According to CNN, Stoll dug up the artifact near a creak behind his house and took it inside for closer examination. He washed it off in the sink and checked to see if it was magnetic. It was not. It was brown, eight inches and had six points.

"I was walking down at the creek last summer. I felt something that I stepped on so I picked it up and everybody in the neighborhood thought it was pretty cool," the young boy told CNN.

Before Philip did his research, his mother said she had a strong premonition when holding the mysterious-looking thing.
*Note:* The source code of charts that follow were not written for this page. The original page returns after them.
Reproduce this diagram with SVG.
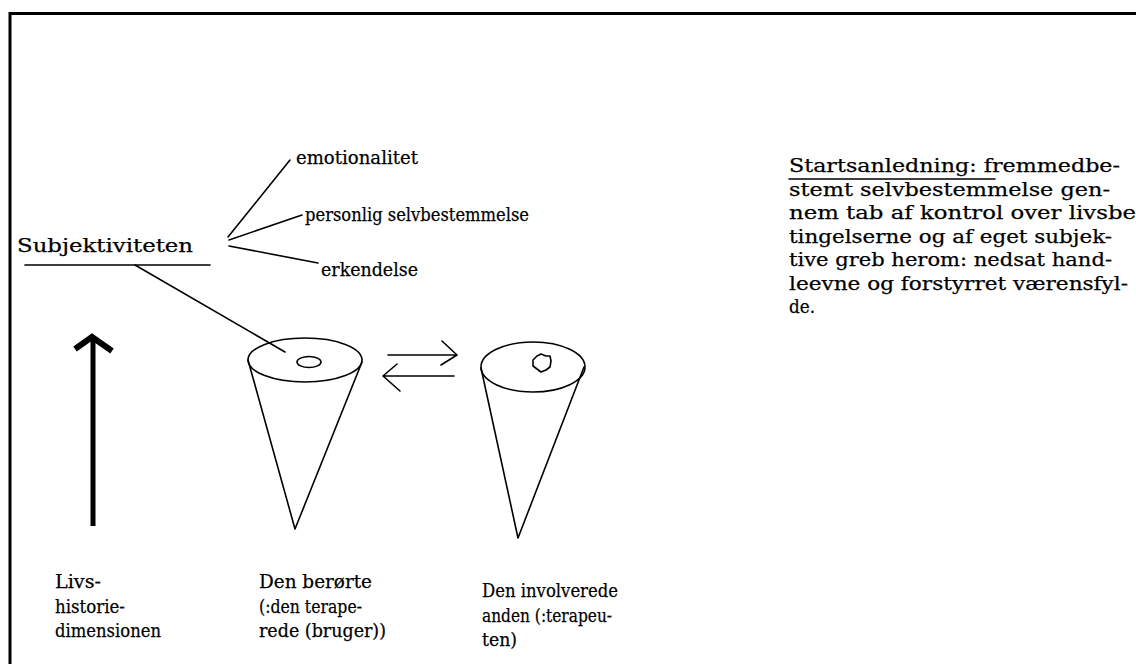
<svg xmlns="http://www.w3.org/2000/svg" width="1136" height="664" viewBox="0 0 1136 664">
<style>
  text { font-family: "DejaVu Serif", "Liberation Serif", serif; font-size: 19px; fill: #000; stroke: #000; stroke-width: 0.25; }
  .ln { stroke: #000; stroke-width: 1.6; fill: none; stroke-linecap: round; stroke-linejoin: round; }
  .thick { stroke: #000; stroke-width: 5; fill: none; }
  .border { stroke: #000; stroke-width: 3; fill: none; }
</style>
<rect x="0" y="0" width="1136" height="664" fill="#fff"/>
<path class="border" d="M10 664 V13.5 H1136"/>

<g id="connectors">
  <line class="ln" x1="228" y1="237" x2="290" y2="160"/>
  <line class="ln" x1="229" y1="240" x2="302" y2="215"/>
  <line class="ln" x1="229" y1="246" x2="318" y2="263"/>
  <line class="ln" x1="135" y1="265" x2="285" y2="352"/>
  <path class="ln" d="M388 355 H457 M442 341 L457 355 L441 365"/>
  <path class="ln" d="M383 376 H454 M397 364 L383 376 L400 391"/>
</g>

<g id="subjektiviteten">
  <text x="17" y="252" textLength="176" lengthAdjust="spacingAndGlyphs">Subjektiviteten</text>
  <line class="ln" x1="25" y1="265" x2="210" y2="265"/>
</g>
<g id="emotionalitet">
  <text x="296" y="164" textLength="122" lengthAdjust="spacingAndGlyphs">emotionalitet</text>
</g>
<g id="personlig">
  <text x="305" y="221" textLength="224" lengthAdjust="spacingAndGlyphs">personlig selvbestemmelse</text>
</g>
<g id="erkendelse">
  <text x="321" y="276" textLength="97" lengthAdjust="spacingAndGlyphs">erkendelse</text>
</g>

<g id="cone-beroerte">
  <ellipse class="ln" cx="305" cy="360" rx="57" ry="22"/>
  <ellipse class="ln" cx="309" cy="362" rx="12" ry="5.5"/>
  <path class="ln" d="M248 360 L295 529 L362 362"/>
</g>
<g id="cone-involverede">
  <ellipse class="ln" cx="533" cy="367" rx="52" ry="25"/>
  <path class="ln" d="M537 356 L541 354 L546 356 L550 356 L551 361 L550 367 L546 370 L541 372 L537 369 L533 366 L533 360 Z"/>
  <path class="ln" d="M481 368 L518 538 L584 367"/>
</g>

<g id="livshistorie-pil">
  <line class="thick" x1="93" y1="339" x2="93" y2="526"/>
  <polyline points="75,349 92,337 112,351" stroke="#000" stroke-width="6" fill="none" stroke-linejoin="miter"/>
</g>

<g id="startsanledning">
  <text x="789" y="172" textLength="331" lengthAdjust="spacingAndGlyphs">Startsanledning: fremmedbe-</text>
  <line class="ln" x1="789" y1="179" x2="995" y2="179"/>
  <text x="789" y="195.5" textLength="321" lengthAdjust="spacingAndGlyphs">stemt selvbestemmelse gen-</text>
  <text x="789" y="219" textLength="347" lengthAdjust="spacingAndGlyphs">nem tab af kontrol over livsbe</text>
  <text x="789" y="242.5" textLength="323" lengthAdjust="spacingAndGlyphs">tingelserne og af eget subjek-</text>
  <text x="789" y="266" textLength="323" lengthAdjust="spacingAndGlyphs">tive greb herom: nedsat hand-</text>
  <text x="789" y="289.5" textLength="339" lengthAdjust="spacingAndGlyphs">leevne og forstyrret værensfyl-</text>
  <text x="789" y="313" textLength="26" lengthAdjust="spacingAndGlyphs">de.</text>
</g>

<g id="label-livshistorie">
  <text x="55" y="588" textLength="46" lengthAdjust="spacingAndGlyphs">Livs-</text>
  <text x="55" y="612.5" textLength="70" lengthAdjust="spacingAndGlyphs">historie-</text>
  <text x="55" y="637" textLength="106" lengthAdjust="spacingAndGlyphs">dimensionen</text>
</g>
<g id="label-beroerte">
  <text x="259" y="588" textLength="113" lengthAdjust="spacingAndGlyphs">Den berørte</text>
  <text x="259" y="612.5" textLength="103" lengthAdjust="spacingAndGlyphs">(:den terape-</text>
  <text x="259" y="637" textLength="127" lengthAdjust="spacingAndGlyphs">rede (bruger))</text>
</g>
<g id="label-involverede">
  <text x="482" y="597" textLength="136" lengthAdjust="spacingAndGlyphs">Den involverede</text>
  <text x="482" y="621.5" textLength="130" lengthAdjust="spacingAndGlyphs">anden (:terapeu-</text>
  <text x="482" y="646" textLength="35" lengthAdjust="spacingAndGlyphs">ten)</text>
</g>
</svg>
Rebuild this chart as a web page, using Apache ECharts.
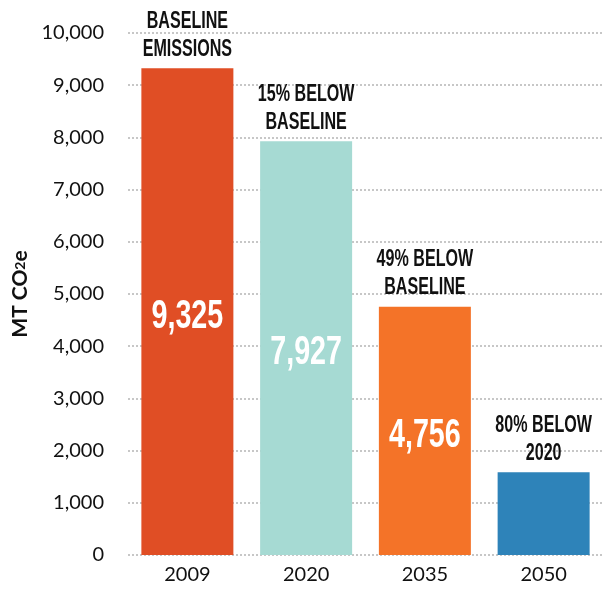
<!DOCTYPE html>
<html>
<head>
<meta charset="utf-8">
<script src="https://cdn.jsdelivr.net/npm/echarts@6/dist/echarts.min.js"></script>
<style>
  html, body { margin: 0; padding: 0; background: #fff; }
  #chart { width: 603px; height: 598px; }
</style>
</head>
<body>
<div id="chart"></div>
<script>
// Emissions targets, MT CO2e
const years = ['2009', '2020', '2035', '2050'];
const emissions = [9325, 7927, 4756, 1585];
const targetNotes = ['BASELINE\nEMISSIONS', '15% BELOW\nBASELINE', '49% BELOW\nBASELINE', '80% BELOW\n2020'];
const showValue = [true, true, true, false];
const yTicks = { min: 0, max: 10000, interval: 1000 };

const palette = ['#E04E25', '#A6DAD3', '#F47328', '#2E83B9'];
const headFont = '"Liberation Sans", Arial, sans-serif';
const squeeze = 0.7; // horizontal squeeze for the condensed headline lettering

const chart = echarts.init(document.getElementById('chart'), null, { renderer: 'canvas' });

// Draws the note above each bar and the value inside it, in narrow lettering.
function renderLabels(params, api) {
  const i = api.value(0);
  const v = api.value(1);
  const top = api.coord([i, v]);
  const base = api.coord([i, 0]);
  const children = [{
    type: 'text',
    x: top[0],
    y: top[1] - 5,
    scaleX: squeeze,
    style: {
      text: targetNotes[i],
      font: 'bold 23px ' + headFont,
      fill: '#111',
      align: 'center',
      verticalAlign: 'bottom',
      lineHeight: 28
    }
  }];
  if (showValue[i]) {
    children.push({
      type: 'text',
      x: top[0],
      y: (top[1] + base[1]) / 2 + 5,
      scaleX: squeeze,
      style: {
        text: v.toLocaleString('en-US'),
        font: 'bold 41px ' + headFont,
        fill: '#fff',
        align: 'center',
        verticalAlign: 'middle'
      }
    });
  }
  return { type: 'group', children };
}

chart.setOption({
  animation: false,
  grid: { left: 128, top: 33, width: 478, height: 522, containLabel: false },
  xAxis: {
    type: 'category',
    data: years,
    axisLine: { show: false },
    axisTick: { show: false },
    axisLabel: { color: '#111', fontFamily: 'Lato, sans-serif', fontSize: 20, margin: 10 }
  },
  yAxis: {
    type: 'value',
    min: yTicks.min,
    max: yTicks.max,
    interval: yTicks.interval,
    name: '{a|MT CO}{b|2}{a|e}',
    nameLocation: 'middle',
    nameGap: 95,
    nameRotate: 90,
    nameTextStyle: {
      rich: {
        a: { fontFamily: 'Lato, sans-serif', fontWeight: 'bold', fontSize: 21, color: '#111' },
        b: { fontFamily: 'Lato, sans-serif', fontWeight: 'bold', fontSize: 14, color: '#111' }
      }
    },
    axisLine: { show: false },
    axisTick: { show: false },
    axisLabel: {
      color: '#111', fontFamily: 'Lato, sans-serif', fontSize: 20, margin: 24,
      formatter: v => v.toLocaleString('en-US')
    },
    splitLine: { lineStyle: { color: '#b5b5b5', type: [2, 2], width: 1.5 } }
  },
  series: [
    {
      type: 'bar',
      barWidth: 92,
      data: emissions.map((v, i) => ({ value: v, itemStyle: { color: palette[i] } })),
      z: 3
    },
    {
      type: 'custom',
      renderItem: renderLabels,
      data: emissions.map((v, i) => [i, v]),
      encode: { x: 0, y: 1 },
      silent: true,
      z: 5
    }
  ]
});
</script>
</body>
</html>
"I was holding it in my hands for a few minutes and then it gave me the creeps so I put it down on the desk," Heidi Stoll told CNN. "It looked like a tooth. It looked like there was something like gum tissue, a little bulgy thing around the top."

Stoll figured it had to be a tooth of some kind, so he contacted a herpetologist named James Harding at Michigan State University. An expert on reptiles and amphibians, Harding confirmed to Stoll via email the object was the tooth of a Mastodon and was about 10,000 years old, the Detroit Free Press reported.

"These were elephant-sized beasts that roamed through Michigan over 10,000 years ago," Harding said. "They would look like a hairy elephant if you saw one today."

The MSU herpetologist said Mastodon bones turn up in the Lansing area every few years. In 2012, two boys found an axis bone while fishing in Shelby Township and bones have been recovered around Williamston and Fowlerville years before that.

"It's really neat how it looks like a giant tooth," Phillip told the DFP. "It was fun trying to figure out what it was. My mom was surprised."